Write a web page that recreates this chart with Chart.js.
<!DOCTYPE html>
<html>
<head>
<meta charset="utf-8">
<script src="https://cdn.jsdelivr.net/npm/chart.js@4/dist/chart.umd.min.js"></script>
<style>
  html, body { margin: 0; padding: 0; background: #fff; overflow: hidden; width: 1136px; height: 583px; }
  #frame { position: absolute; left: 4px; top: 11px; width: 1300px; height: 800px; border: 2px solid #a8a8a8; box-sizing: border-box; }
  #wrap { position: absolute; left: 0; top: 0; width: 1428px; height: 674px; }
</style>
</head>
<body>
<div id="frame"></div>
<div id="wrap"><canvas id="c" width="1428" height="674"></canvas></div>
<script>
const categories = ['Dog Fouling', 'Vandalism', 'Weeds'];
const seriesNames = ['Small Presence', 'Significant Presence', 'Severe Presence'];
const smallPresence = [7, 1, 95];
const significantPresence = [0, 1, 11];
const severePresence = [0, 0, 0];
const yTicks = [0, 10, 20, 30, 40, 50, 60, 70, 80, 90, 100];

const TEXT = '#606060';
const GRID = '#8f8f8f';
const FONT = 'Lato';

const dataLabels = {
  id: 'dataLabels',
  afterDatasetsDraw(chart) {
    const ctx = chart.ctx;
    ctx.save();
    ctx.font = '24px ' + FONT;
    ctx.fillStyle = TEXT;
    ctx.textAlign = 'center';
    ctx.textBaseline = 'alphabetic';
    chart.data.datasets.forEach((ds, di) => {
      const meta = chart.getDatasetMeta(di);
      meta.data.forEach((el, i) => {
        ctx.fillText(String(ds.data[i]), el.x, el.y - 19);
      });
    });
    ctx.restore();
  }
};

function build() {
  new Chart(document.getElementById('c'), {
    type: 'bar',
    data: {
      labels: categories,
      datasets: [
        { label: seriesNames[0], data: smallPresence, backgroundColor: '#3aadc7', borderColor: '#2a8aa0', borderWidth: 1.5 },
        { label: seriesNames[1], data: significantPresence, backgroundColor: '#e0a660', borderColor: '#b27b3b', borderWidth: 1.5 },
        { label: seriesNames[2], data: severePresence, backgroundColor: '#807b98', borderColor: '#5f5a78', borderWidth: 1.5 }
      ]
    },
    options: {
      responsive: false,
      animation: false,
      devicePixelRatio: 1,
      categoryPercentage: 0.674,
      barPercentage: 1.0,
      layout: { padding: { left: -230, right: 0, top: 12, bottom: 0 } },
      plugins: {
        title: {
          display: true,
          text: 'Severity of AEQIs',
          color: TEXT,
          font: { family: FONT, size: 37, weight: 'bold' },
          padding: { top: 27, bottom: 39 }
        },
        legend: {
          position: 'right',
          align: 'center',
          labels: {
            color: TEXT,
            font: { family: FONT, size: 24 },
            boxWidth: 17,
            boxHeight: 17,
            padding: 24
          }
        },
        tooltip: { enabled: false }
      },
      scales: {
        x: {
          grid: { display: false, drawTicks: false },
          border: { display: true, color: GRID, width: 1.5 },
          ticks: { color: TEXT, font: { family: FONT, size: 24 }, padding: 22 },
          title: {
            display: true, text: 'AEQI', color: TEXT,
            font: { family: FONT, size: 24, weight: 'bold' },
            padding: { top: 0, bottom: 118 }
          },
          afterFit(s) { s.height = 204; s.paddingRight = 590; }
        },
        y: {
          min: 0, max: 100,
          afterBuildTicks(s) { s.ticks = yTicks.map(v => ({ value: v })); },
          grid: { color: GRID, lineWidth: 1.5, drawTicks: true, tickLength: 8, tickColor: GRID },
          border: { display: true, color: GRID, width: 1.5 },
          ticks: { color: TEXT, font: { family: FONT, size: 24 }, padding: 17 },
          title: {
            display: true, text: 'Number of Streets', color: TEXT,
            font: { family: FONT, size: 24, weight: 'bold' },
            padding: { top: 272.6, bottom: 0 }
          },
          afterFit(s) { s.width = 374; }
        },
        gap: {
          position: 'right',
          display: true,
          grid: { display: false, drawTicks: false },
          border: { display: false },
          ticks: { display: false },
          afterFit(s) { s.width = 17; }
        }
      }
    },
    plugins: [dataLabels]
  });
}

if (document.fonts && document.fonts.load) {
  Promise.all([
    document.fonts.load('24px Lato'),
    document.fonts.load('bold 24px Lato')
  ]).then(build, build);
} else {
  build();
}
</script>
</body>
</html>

────────────────

** WHAT IS EXPECTED **
From the top of the listing above, restate each line word for word up to and including the line with "const FONT = 'Lato';"; add nothing else.

** TASK RESULT **
Write a web page that recreates this chart with Chart.js.
<!DOCTYPE html>
<html>
<head>
<meta charset="utf-8">
<script src="https://cdn.jsdelivr.net/npm/chart.js@4/dist/chart.umd.min.js"></script>
<style>
  html, body { margin: 0; padding: 0; background: #fff; overflow: hidden; width: 1136px; height: 583px; }
  #frame { position: absolute; left: 4px; top: 11px; width: 1300px; height: 800px; border: 2px solid #a8a8a8; box-sizing: border-box; }
  #wrap { position: absolute; left: 0; top: 0; width: 1428px; height: 674px; }
</style>
</head>
<body>
<div id="frame"></div>
<div id="wrap"><canvas id="c" width="1428" height="674"></canvas></div>
<script>
const categories = ['Dog Fouling', 'Vandalism', 'Weeds'];
const seriesNames = ['Small Presence', 'Significant Presence', 'Severe Presence'];
const smallPresence = [7, 1, 95];
const significantPresence = [0, 1, 11];
const severePresence = [0, 0, 0];
const yTicks = [0, 10, 20, 30, 40, 50, 60, 70, 80, 90, 100];

const TEXT = '#606060';
const GRID = '#8f8f8f';
const FONT = 'Lato';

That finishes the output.